§ **Information shown**
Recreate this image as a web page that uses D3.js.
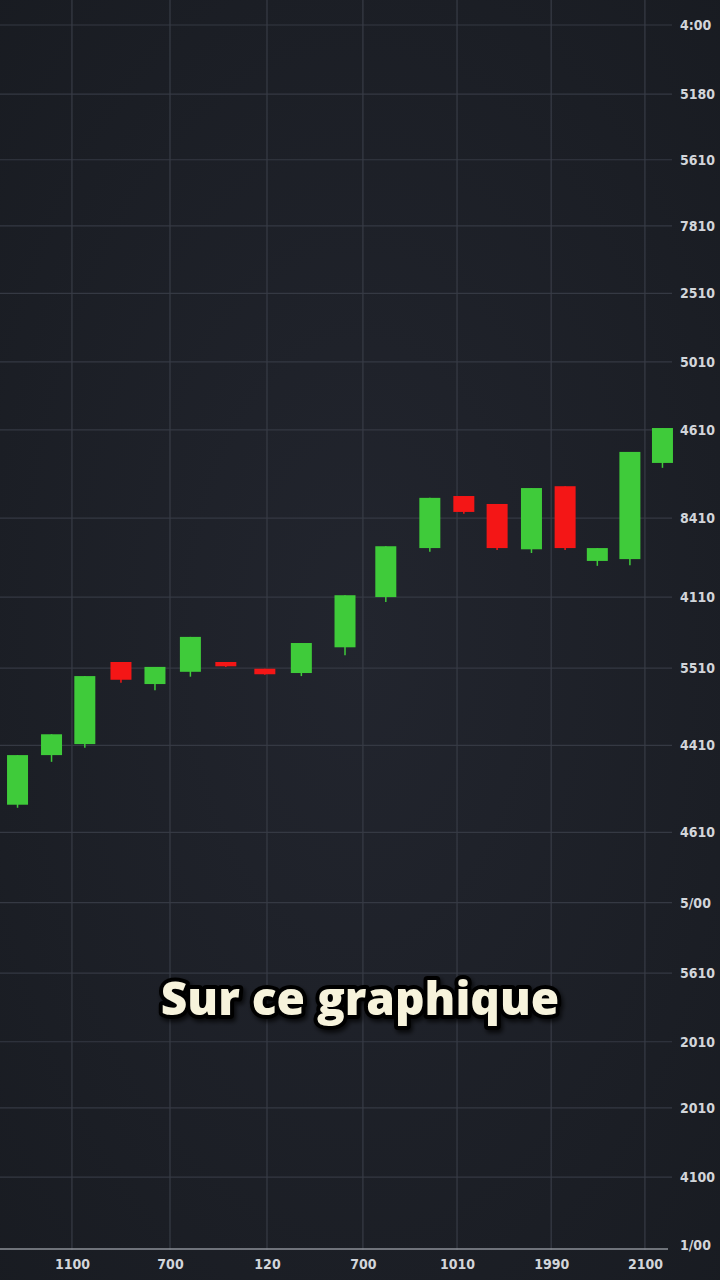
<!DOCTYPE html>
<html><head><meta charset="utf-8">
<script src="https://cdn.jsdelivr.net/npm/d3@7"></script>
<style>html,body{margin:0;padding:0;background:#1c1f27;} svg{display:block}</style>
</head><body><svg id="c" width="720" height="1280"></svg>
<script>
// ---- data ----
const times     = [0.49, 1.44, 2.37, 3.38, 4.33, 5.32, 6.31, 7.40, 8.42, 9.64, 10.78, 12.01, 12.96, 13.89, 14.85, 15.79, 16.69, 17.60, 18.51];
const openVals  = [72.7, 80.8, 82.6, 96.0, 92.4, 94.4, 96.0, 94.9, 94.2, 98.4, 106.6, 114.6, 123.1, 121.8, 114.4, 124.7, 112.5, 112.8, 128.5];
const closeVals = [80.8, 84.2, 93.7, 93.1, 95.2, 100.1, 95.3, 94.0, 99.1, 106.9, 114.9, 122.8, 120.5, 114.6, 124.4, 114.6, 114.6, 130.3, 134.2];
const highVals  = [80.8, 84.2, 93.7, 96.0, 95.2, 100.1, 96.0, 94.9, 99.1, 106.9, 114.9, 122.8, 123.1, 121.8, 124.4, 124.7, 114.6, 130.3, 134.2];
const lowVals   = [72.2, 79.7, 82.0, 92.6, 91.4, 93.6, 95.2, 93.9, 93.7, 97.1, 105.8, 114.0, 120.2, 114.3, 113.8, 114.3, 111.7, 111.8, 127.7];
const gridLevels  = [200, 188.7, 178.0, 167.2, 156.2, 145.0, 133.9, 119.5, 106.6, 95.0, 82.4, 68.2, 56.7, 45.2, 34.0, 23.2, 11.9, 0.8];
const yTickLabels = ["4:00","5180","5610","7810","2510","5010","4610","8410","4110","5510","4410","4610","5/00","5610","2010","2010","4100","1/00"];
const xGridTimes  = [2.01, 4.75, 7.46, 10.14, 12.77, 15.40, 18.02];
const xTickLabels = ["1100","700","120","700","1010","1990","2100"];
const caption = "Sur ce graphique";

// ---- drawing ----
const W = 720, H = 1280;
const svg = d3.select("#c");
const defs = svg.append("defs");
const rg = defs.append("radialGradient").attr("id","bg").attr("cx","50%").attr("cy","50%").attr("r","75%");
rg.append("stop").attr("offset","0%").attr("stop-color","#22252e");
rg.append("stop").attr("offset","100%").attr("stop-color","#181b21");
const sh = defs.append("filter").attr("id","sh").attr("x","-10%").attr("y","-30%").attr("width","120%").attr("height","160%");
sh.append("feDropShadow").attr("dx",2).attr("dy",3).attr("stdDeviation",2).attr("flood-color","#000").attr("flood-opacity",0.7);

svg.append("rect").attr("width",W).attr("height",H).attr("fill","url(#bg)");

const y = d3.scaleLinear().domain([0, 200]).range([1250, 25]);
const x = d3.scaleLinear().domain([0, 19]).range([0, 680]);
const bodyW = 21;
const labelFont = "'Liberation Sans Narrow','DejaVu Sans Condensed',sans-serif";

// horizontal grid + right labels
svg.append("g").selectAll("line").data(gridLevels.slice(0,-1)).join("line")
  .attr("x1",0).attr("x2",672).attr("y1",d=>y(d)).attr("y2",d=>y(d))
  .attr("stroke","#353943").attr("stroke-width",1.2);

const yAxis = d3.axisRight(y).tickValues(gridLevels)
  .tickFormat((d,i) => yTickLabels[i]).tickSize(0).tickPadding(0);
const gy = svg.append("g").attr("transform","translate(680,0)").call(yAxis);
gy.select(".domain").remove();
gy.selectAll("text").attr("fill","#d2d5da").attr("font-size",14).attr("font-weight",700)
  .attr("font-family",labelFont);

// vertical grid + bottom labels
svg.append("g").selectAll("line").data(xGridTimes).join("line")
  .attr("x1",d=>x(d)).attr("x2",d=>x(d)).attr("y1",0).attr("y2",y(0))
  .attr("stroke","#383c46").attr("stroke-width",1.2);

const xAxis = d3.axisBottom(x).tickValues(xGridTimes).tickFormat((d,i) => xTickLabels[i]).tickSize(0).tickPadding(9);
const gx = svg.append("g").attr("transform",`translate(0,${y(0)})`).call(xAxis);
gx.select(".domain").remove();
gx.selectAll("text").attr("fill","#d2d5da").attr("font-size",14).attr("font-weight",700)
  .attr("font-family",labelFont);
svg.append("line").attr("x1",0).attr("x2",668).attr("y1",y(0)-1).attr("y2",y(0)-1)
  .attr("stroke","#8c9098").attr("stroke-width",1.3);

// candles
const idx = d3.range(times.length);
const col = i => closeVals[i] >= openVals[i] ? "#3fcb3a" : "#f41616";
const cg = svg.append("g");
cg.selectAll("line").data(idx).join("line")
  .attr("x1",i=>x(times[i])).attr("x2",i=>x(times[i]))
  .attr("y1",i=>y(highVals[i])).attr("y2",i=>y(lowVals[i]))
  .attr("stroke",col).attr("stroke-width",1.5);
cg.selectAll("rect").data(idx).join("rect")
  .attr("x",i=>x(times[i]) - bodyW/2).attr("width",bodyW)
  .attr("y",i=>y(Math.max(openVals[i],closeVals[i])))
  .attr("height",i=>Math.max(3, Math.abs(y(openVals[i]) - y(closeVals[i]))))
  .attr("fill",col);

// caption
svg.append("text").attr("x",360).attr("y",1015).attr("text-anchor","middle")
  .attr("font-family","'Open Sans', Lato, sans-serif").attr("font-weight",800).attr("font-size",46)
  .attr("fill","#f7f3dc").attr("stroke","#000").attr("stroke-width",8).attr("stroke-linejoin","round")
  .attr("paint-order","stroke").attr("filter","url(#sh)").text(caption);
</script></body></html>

* * *

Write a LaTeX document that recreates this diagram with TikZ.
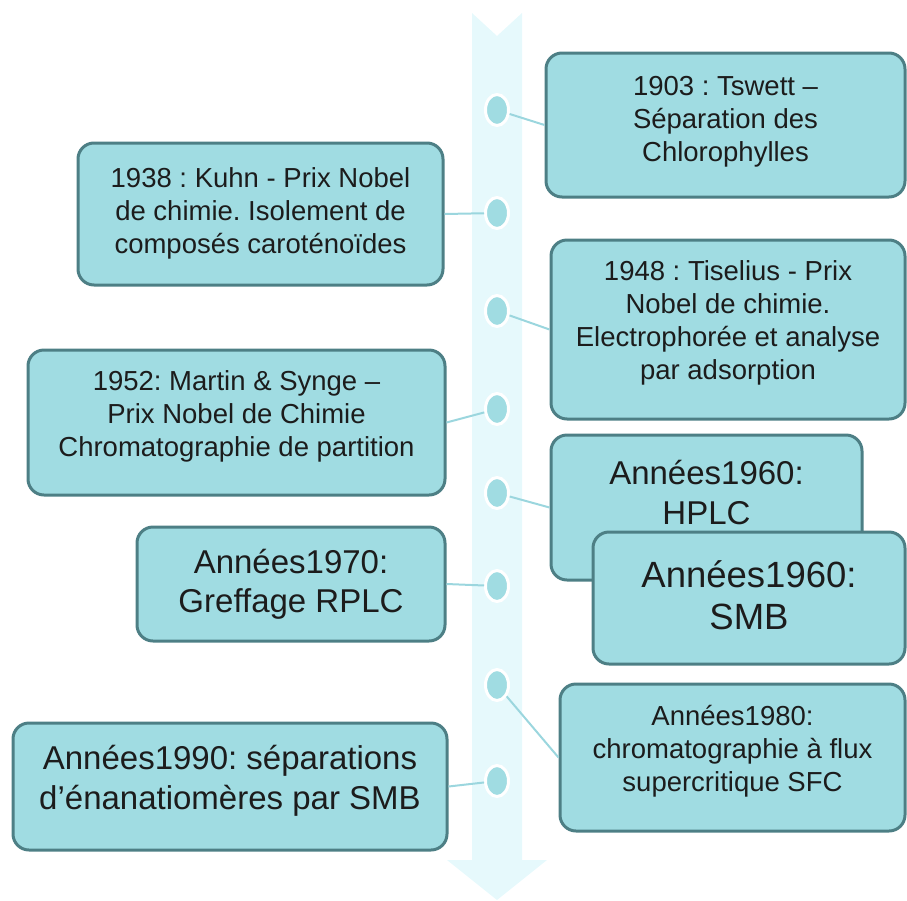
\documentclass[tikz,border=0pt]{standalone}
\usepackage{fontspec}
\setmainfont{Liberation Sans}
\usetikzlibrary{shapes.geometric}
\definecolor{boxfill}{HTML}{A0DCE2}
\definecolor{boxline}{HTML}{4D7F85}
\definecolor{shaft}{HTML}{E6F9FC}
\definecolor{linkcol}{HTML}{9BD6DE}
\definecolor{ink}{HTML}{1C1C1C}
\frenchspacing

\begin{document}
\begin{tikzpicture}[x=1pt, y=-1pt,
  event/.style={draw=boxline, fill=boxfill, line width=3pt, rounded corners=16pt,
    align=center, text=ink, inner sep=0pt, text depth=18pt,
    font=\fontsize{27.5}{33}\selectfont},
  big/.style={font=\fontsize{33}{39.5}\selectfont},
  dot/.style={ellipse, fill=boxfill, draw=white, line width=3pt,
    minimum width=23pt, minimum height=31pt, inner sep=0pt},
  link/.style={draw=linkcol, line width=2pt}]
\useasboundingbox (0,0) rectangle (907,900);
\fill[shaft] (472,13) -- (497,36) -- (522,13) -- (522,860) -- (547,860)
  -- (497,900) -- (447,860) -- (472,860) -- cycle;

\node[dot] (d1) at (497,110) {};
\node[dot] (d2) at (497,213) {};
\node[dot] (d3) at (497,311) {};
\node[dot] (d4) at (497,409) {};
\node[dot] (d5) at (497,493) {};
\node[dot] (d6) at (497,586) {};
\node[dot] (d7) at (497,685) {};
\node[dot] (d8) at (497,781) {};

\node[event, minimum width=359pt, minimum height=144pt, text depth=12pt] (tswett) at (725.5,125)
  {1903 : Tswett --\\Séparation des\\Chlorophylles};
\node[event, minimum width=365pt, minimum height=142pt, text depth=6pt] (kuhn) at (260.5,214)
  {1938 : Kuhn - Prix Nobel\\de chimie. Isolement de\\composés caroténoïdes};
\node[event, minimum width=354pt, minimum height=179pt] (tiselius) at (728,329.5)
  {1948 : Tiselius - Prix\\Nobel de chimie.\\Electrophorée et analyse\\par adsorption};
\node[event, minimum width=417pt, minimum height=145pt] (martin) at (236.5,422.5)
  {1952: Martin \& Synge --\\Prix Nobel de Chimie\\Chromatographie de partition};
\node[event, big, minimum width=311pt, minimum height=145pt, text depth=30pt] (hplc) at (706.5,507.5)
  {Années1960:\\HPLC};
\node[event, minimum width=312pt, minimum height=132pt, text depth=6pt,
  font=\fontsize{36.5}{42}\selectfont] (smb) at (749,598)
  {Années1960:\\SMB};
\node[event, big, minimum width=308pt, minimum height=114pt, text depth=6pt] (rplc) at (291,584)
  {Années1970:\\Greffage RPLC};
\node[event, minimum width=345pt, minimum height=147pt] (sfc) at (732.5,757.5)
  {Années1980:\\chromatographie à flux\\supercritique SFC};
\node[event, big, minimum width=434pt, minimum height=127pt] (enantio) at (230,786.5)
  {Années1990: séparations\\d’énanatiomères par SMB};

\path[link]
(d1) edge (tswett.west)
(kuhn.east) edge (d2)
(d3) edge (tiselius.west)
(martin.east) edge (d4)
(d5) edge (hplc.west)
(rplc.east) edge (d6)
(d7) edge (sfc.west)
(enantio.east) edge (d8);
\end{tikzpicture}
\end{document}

§ **Task to carry out**
Only the lines from the one bearing "Write a LaTeX" to the one bearing "(d8) at (497,781)", both included, should be restated word for word, with pictures left out.

§ **Exercise response**
Write a LaTeX document that recreates this diagram with TikZ.
\documentclass[tikz,border=0pt]{standalone}
\usepackage{fontspec}
\setmainfont{Liberation Sans}
\usetikzlibrary{shapes.geometric}
\definecolor{boxfill}{HTML}{A0DCE2}
\definecolor{boxline}{HTML}{4D7F85}
\definecolor{shaft}{HTML}{E6F9FC}
\definecolor{linkcol}{HTML}{9BD6DE}
\definecolor{ink}{HTML}{1C1C1C}
\frenchspacing

\begin{document}
\begin{tikzpicture}[x=1pt, y=-1pt,
  event/.style={draw=boxline, fill=boxfill, line width=3pt, rounded corners=16pt,
    align=center, text=ink, inner sep=0pt, text depth=18pt,
    font=\fontsize{27.5}{33}\selectfont},
  big/.style={font=\fontsize{33}{39.5}\selectfont},
  dot/.style={ellipse, fill=boxfill, draw=white, line width=3pt,
    minimum width=23pt, minimum height=31pt, inner sep=0pt},
  link/.style={draw=linkcol, line width=2pt}]
\useasboundingbox (0,0) rectangle (907,900);
\fill[shaft] (472,13) -- (497,36) -- (522,13) -- (522,860) -- (547,860)
  -- (497,900) -- (447,860) -- (472,860) -- cycle;

\node[dot] (d1) at (497,110) {};
\node[dot] (d2) at (497,213) {};
\node[dot] (d3) at (497,311) {};
\node[dot] (d4) at (497,409) {};
\node[dot] (d5) at (497,493) {};
\node[dot] (d6) at (497,586) {};
\node[dot] (d7) at (497,685) {};
\node[dot] (d8) at (497,781) {};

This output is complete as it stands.